DIRECTION - Restate verbatim the lines between the one holding "Rebuild this chart" and the one holding "const blue4: P[]", both included, and no others.

**** INFORMATION SHOWN ****

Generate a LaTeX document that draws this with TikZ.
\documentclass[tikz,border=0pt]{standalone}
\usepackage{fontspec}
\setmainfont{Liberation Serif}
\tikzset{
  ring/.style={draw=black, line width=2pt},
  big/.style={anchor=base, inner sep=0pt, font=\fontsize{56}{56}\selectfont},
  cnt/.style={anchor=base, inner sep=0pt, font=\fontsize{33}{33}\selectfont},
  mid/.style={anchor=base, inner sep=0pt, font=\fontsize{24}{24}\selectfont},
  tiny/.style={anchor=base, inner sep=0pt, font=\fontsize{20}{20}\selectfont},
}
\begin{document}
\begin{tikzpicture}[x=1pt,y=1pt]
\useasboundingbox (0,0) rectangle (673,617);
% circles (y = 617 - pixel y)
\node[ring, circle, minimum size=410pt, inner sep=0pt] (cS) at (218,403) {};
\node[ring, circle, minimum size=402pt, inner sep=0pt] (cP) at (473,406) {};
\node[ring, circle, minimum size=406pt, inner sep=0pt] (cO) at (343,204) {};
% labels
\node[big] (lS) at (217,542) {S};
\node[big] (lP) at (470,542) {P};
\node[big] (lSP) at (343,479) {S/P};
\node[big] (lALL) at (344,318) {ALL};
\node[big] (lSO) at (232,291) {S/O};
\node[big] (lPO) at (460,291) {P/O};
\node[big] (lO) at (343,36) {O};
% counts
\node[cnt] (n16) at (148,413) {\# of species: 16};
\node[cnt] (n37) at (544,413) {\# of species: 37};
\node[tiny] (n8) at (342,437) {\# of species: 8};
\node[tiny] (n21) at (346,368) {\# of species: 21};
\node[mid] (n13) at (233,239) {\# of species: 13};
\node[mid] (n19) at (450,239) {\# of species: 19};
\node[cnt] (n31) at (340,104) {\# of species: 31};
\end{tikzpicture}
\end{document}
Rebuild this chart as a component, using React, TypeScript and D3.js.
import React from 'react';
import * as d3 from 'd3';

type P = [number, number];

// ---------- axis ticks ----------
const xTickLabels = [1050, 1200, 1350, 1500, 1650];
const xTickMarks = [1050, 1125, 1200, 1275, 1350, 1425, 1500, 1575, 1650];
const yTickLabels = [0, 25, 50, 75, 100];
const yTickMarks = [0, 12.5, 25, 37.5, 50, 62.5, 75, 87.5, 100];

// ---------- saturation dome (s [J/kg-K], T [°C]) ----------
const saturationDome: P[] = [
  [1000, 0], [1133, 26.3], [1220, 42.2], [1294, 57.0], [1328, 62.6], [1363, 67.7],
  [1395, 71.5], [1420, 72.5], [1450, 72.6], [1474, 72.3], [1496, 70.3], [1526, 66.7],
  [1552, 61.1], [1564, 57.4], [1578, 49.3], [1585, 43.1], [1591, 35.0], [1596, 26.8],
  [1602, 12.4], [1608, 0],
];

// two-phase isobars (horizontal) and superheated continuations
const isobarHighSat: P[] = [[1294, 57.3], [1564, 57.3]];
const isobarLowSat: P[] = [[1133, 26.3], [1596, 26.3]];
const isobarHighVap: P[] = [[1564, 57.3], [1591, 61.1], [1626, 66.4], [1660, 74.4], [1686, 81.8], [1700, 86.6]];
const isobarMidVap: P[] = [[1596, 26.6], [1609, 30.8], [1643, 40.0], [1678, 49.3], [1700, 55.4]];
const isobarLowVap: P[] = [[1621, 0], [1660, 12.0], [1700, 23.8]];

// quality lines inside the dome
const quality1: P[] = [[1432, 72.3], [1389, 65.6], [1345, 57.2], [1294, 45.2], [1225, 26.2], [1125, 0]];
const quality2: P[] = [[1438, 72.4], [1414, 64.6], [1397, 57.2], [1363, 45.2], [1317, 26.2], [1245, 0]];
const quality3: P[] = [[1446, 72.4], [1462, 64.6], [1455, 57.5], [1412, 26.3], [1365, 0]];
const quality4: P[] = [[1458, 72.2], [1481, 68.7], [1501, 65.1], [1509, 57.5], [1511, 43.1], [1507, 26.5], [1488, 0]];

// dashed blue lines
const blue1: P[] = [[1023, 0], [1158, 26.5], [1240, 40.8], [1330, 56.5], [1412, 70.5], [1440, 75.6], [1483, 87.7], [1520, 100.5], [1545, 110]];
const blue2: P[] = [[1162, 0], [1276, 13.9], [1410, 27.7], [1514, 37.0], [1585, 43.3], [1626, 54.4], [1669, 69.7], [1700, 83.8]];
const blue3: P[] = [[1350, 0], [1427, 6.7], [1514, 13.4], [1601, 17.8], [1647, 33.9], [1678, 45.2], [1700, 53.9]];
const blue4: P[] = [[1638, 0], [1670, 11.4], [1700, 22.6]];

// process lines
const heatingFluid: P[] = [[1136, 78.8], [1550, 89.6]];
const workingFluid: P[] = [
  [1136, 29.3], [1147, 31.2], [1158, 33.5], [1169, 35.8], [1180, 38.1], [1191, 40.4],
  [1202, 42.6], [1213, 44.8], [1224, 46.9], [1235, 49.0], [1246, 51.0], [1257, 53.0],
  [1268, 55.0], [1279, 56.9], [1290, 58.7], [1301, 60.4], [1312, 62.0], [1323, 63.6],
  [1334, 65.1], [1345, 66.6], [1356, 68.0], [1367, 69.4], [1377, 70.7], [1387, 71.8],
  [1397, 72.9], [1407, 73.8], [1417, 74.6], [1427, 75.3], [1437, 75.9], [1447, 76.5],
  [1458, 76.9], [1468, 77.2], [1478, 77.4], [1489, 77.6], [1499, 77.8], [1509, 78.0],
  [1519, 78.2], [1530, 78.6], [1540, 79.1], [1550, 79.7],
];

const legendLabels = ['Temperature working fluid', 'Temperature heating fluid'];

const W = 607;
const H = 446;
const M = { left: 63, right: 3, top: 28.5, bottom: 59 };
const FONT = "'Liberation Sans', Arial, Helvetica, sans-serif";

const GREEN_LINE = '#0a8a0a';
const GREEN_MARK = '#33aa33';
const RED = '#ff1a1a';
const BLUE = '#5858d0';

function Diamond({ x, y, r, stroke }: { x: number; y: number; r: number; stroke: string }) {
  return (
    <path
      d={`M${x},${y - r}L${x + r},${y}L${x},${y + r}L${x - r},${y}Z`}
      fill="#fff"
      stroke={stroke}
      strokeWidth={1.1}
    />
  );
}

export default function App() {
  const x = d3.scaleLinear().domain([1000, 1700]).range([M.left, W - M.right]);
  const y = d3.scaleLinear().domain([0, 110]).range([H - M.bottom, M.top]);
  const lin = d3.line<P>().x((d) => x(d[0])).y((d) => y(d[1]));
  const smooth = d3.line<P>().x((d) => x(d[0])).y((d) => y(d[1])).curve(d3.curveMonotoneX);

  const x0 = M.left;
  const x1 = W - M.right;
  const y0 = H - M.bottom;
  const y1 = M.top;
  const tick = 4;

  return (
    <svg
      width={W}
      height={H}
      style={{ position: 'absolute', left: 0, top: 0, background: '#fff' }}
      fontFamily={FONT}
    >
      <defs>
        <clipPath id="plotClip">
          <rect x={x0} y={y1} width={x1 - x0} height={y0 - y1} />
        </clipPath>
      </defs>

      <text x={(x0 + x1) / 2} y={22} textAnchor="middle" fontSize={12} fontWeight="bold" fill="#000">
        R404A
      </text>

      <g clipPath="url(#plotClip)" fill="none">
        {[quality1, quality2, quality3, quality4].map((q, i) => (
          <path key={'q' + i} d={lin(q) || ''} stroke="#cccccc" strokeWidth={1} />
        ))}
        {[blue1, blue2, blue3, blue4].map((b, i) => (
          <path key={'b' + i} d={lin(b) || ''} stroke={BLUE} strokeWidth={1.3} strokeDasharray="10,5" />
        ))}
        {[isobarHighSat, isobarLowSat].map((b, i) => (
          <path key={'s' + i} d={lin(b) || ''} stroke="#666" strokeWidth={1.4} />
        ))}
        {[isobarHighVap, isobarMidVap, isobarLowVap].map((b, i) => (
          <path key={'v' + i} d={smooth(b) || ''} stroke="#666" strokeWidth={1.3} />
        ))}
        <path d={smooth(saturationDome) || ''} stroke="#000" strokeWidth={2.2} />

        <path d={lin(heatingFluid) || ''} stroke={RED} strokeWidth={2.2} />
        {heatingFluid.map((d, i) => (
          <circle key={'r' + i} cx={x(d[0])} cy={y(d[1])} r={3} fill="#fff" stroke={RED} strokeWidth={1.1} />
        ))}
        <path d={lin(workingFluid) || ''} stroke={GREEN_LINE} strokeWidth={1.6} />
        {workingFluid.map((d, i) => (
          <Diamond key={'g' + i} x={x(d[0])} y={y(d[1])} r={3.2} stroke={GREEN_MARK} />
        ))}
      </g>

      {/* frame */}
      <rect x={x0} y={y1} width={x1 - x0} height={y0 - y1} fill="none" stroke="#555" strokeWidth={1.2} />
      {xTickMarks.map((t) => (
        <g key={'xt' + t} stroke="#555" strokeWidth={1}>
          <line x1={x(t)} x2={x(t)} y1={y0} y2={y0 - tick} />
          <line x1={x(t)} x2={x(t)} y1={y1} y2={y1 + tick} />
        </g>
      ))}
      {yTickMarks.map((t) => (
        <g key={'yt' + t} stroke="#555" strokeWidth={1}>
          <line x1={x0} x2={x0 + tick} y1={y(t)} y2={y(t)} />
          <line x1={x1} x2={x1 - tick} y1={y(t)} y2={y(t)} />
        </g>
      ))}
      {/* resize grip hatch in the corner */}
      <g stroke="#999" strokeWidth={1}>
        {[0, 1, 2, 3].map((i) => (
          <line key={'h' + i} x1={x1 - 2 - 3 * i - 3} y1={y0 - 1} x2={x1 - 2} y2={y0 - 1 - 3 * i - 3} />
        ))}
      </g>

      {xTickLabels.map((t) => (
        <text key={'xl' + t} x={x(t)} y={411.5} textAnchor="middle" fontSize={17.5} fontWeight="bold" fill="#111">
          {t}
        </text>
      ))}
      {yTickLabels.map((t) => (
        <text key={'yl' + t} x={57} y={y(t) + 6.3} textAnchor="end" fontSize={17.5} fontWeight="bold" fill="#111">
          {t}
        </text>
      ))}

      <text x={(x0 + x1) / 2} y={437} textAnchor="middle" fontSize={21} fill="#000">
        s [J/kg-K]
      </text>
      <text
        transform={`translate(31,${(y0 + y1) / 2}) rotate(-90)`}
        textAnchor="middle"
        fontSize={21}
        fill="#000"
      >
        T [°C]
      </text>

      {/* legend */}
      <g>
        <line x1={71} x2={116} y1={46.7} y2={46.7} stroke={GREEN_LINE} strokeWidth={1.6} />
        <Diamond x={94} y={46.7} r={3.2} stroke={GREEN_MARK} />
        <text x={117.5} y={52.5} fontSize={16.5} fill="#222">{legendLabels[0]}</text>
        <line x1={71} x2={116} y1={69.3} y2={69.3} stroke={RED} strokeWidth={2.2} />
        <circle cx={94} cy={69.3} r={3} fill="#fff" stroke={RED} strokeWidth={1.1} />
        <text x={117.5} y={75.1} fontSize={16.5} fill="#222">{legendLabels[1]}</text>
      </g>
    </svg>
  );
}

****

RESPONSE FOR THIS EXERCISE -
Rebuild this chart as a component, using React, TypeScript and D3.js.
import React from 'react';
import * as d3 from 'd3';

type P = [number, number];

// ---------- axis ticks ----------
const xTickLabels = [1050, 1200, 1350, 1500, 1650];
const xTickMarks = [1050, 1125, 1200, 1275, 1350, 1425, 1500, 1575, 1650];
const yTickLabels = [0, 25, 50, 75, 100];
const yTickMarks = [0, 12.5, 25, 37.5, 50, 62.5, 75, 87.5, 100];

// ---------- saturation dome (s [J/kg-K], T [°C]) ----------
const saturationDome: P[] = [
  [1000, 0], [1133, 26.3], [1220, 42.2], [1294, 57.0], [1328, 62.6], [1363, 67.7],
  [1395, 71.5], [1420, 72.5], [1450, 72.6], [1474, 72.3], [1496, 70.3], [1526, 66.7],
  [1552, 61.1], [1564, 57.4], [1578, 49.3], [1585, 43.1], [1591, 35.0], [1596, 26.8],
  [1602, 12.4], [1608, 0],
];

// two-phase isobars (horizontal) and superheated continuations
const isobarHighSat: P[] = [[1294, 57.3], [1564, 57.3]];
const isobarLowSat: P[] = [[1133, 26.3], [1596, 26.3]];
const isobarHighVap: P[] = [[1564, 57.3], [1591, 61.1], [1626, 66.4], [1660, 74.4], [1686, 81.8], [1700, 86.6]];
const isobarMidVap: P[] = [[1596, 26.6], [1609, 30.8], [1643, 40.0], [1678, 49.3], [1700, 55.4]];
const isobarLowVap: P[] = [[1621, 0], [1660, 12.0], [1700, 23.8]];

// quality lines inside the dome
const quality1: P[] = [[1432, 72.3], [1389, 65.6], [1345, 57.2], [1294, 45.2], [1225, 26.2], [1125, 0]];
const quality2: P[] = [[1438, 72.4], [1414, 64.6], [1397, 57.2], [1363, 45.2], [1317, 26.2], [1245, 0]];
const quality3: P[] = [[1446, 72.4], [1462, 64.6], [1455, 57.5], [1412, 26.3], [1365, 0]];
const quality4: P[] = [[1458, 72.2], [1481, 68.7], [1501, 65.1], [1509, 57.5], [1511, 43.1], [1507, 26.5], [1488, 0]];

// dashed blue lines
const blue1: P[] = [[1023, 0], [1158, 26.5], [1240, 40.8], [1330, 56.5], [1412, 70.5], [1440, 75.6], [1483, 87.7], [1520, 100.5], [1545, 110]];
const blue2: P[] = [[1162, 0], [1276, 13.9], [1410, 27.7], [1514, 37.0], [1585, 43.3], [1626, 54.4], [1669, 69.7], [1700, 83.8]];
const blue3: P[] = [[1350, 0], [1427, 6.7], [1514, 13.4], [1601, 17.8], [1647, 33.9], [1678, 45.2], [1700, 53.9]];
const blue4: P[] = [[1638, 0], [1670, 11.4], [1700, 22.6]];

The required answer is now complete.